Task directions
Reproduce every record below exactly as written, leaving out any pictures.

Listed records
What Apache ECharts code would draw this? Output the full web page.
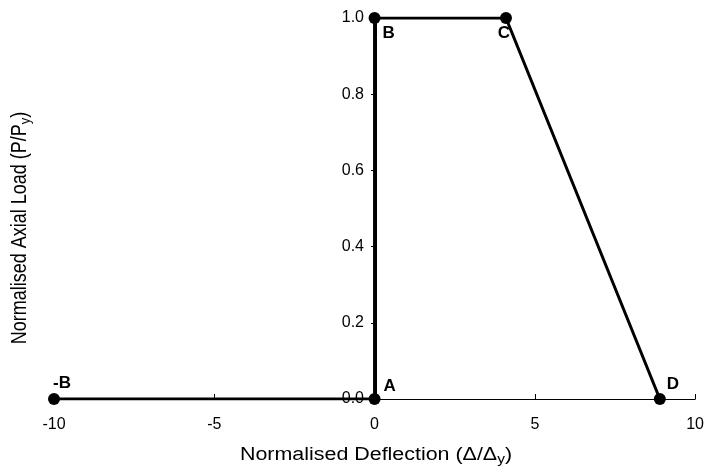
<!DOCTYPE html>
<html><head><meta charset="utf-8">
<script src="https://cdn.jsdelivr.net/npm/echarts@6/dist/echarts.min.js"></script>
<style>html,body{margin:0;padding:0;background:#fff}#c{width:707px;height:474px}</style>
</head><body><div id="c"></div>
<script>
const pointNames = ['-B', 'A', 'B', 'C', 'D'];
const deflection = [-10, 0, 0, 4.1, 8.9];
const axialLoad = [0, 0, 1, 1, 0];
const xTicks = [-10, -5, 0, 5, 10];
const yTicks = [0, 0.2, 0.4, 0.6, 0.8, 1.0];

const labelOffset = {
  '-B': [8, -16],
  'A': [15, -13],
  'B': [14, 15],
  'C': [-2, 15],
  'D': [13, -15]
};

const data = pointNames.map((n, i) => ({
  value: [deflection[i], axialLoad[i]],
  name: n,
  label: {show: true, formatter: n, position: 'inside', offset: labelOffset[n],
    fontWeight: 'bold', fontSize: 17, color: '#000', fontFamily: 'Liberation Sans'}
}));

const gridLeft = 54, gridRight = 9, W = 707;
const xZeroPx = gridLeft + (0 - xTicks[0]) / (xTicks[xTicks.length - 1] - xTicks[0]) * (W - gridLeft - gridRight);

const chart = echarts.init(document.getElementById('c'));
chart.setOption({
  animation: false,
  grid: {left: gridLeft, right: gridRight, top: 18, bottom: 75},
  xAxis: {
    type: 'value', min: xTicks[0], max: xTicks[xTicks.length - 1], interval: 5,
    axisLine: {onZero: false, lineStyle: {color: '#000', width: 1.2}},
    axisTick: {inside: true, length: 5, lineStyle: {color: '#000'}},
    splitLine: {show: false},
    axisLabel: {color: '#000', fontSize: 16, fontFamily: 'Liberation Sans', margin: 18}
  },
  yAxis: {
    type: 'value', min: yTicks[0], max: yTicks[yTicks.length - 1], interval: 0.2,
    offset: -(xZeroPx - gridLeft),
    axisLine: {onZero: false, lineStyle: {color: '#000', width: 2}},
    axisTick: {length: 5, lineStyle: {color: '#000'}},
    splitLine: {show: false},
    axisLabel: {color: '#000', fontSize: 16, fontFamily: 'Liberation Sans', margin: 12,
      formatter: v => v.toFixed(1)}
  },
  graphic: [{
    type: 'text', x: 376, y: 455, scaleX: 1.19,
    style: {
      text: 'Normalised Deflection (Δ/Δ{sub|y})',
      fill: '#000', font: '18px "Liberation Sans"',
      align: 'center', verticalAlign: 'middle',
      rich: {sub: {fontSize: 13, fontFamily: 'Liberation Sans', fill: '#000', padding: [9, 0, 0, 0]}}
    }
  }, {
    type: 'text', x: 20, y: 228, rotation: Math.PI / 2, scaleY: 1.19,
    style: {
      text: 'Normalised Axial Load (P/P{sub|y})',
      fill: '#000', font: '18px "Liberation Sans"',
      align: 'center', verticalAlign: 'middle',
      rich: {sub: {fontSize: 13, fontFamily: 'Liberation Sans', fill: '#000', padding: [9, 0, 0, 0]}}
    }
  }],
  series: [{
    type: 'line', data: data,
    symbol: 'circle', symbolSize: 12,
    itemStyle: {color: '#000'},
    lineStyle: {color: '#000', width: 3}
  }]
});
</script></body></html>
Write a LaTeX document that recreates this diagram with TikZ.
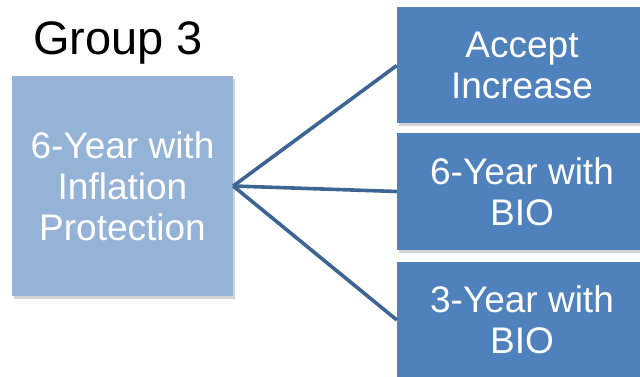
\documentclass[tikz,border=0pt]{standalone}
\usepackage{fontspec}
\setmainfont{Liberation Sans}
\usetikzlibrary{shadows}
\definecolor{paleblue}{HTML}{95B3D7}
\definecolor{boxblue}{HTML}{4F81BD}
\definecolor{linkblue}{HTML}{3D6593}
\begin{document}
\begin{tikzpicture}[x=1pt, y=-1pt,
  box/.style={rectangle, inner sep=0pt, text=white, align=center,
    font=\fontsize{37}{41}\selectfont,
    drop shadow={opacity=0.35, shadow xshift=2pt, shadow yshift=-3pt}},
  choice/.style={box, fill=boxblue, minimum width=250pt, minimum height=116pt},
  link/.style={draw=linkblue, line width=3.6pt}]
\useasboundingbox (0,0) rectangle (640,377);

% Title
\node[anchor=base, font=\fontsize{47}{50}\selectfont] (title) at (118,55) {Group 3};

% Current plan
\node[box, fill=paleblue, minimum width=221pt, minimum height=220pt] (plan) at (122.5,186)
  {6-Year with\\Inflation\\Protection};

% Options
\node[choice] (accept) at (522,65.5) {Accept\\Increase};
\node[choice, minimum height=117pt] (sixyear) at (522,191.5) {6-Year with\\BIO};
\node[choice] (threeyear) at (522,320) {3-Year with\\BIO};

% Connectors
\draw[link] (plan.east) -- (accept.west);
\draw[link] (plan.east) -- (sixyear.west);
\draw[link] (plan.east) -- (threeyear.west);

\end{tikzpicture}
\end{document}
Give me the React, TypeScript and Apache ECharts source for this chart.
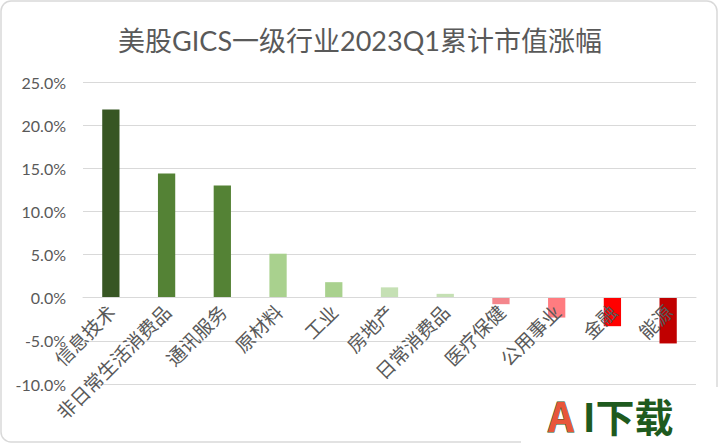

Expected output
What Apache ECharts code would draw this? Output the full web page.
<!DOCTYPE html>
<html><head><meta charset="utf-8">
<script src="https://cdn.jsdelivr.net/npm/echarts@6/dist/echarts.min.js"></script>
<style>html,body{margin:0;padding:0;background:#fff}#c{width:707px;height:474px}</style>
</head><body><div id="c"></div>
<script>
const pointNames = ['-B', 'A', 'B', 'C', 'D'];
const deflection = [-10, 0, 0, 4.1, 8.9];
const axialLoad = [0, 0, 1, 1, 0];
const xTicks = [-10, -5, 0, 5, 10];
const yTicks = [0, 0.2, 0.4, 0.6, 0.8, 1.0];

const labelOffset = {
  '-B': [8, -16],
  'A': [15, -13],
  'B': [14, 15],
  'C': [-2, 15],
  'D': [13, -15]
};

const data = pointNames.map((n, i) => ({
  value: [deflection[i], axialLoad[i]],
  name: n,
  label: {show: true, formatter: n, position: 'inside', offset: labelOffset[n],
    fontWeight: 'bold', fontSize: 17, color: '#000', fontFamily: 'Liberation Sans'}
}));

const gridLeft = 54, gridRight = 9, W = 707;
const xZeroPx = gridLeft + (0 - xTicks[0]) / (xTicks[xTicks.length - 1] - xTicks[0]) * (W - gridLeft - gridRight);

const chart = echarts.init(document.getElementById('c'));
chart.setOption({
  animation: false,
  grid: {left: gridLeft, right: gridRight, top: 18, bottom: 75},
  xAxis: {
    type: 'value', min: xTicks[0], max: xTicks[xTicks.length - 1], interval: 5,
    axisLine: {onZero: false, lineStyle: {color: '#000', width: 1.2}},
    axisTick: {inside: true, length: 5, lineStyle: {color: '#000'}},
    splitLine: {show: false},
    axisLabel: {color: '#000', fontSize: 16, fontFamily: 'Liberation Sans', margin: 18}
  },
  yAxis: {
    type: 'value', min: yTicks[0], max: yTicks[yTicks.length - 1], interval: 0.2,
    offset: -(xZeroPx - gridLeft),
    axisLine: {onZero: false, lineStyle: {color: '#000', width: 2}},
    axisTick: {length: 5, lineStyle: {color: '#000'}},
    splitLine: {show: false},
    axisLabel: {color: '#000', fontSize: 16, fontFamily: 'Liberation Sans', margin: 12,
      formatter: v => v.toFixed(1)}
  },
  graphic: [{
    type: 'text', x: 376, y: 455, scaleX: 1.19,
    style: {
      text: 'Normalised Deflection (Δ/Δ{sub|y})',
      fill: '#000', font: '18px "Liberation Sans"',
      align: 'center', verticalAlign: 'middle',
      rich: {sub: {fontSize: 13, fontFamily: 'Liberation Sans', fill: '#000', padding: [9, 0, 0, 0]}}
    }
  }, {
    type: 'text', x: 20, y: 228, rotation: Math.PI / 2, scaleY: 1.19,
    style: {
      text: 'Normalised Axial Load (P/P{sub|y})',
      fill: '#000', font: '18px "Liberation Sans"',
      align: 'center', verticalAlign: 'middle',
      rich: {sub: {fontSize: 13, fontFamily: 'Liberation Sans', fill: '#000', padding: [9, 0, 0, 0]}}
    }
  }],
  series: [{
    type: 'line', data: data,
    symbol: 'circle', symbolSize: 12,
    itemStyle: {color: '#000'},
    lineStyle: {color: '#000', width: 3}
  }]
});
</script></body></html>
Write a LaTeX document that recreates this diagram with TikZ.
\documentclass[tikz,border=0pt]{standalone}
\usepackage{fontspec}
\setmainfont{Liberation Sans}
\usetikzlibrary{shadows}
\definecolor{paleblue}{HTML}{95B3D7}
\definecolor{boxblue}{HTML}{4F81BD}
\definecolor{linkblue}{HTML}{3D6593}
\begin{document}
\begin{tikzpicture}[x=1pt, y=-1pt,
  box/.style={rectangle, inner sep=0pt, text=white, align=center,
    font=\fontsize{37}{41}\selectfont,
    drop shadow={opacity=0.35, shadow xshift=2pt, shadow yshift=-3pt}},
  choice/.style={box, fill=boxblue, minimum width=250pt, minimum height=116pt},
  link/.style={draw=linkblue, line width=3.6pt}]
\useasboundingbox (0,0) rectangle (640,377);

% Title
\node[anchor=base, font=\fontsize{47}{50}\selectfont] (title) at (118,55) {Group 3};

% Current plan
\node[box, fill=paleblue, minimum width=221pt, minimum height=220pt] (plan) at (122.5,186)
  {6-Year with\\Inflation\\Protection};

% Options
\node[choice] (accept) at (522,65.5) {Accept\\Increase};
\node[choice, minimum height=117pt] (sixyear) at (522,191.5) {6-Year with\\BIO};
\node[choice] (threeyear) at (522,320) {3-Year with\\BIO};

% Connectors
\draw[link] (plan.east) -- (accept.west);
\draw[link] (plan.east) -- (sixyear.west);
\draw[link] (plan.east) -- (threeyear.west);

\end{tikzpicture}
\end{document}
Give me the React, TypeScript and Apache ECharts source for this chart.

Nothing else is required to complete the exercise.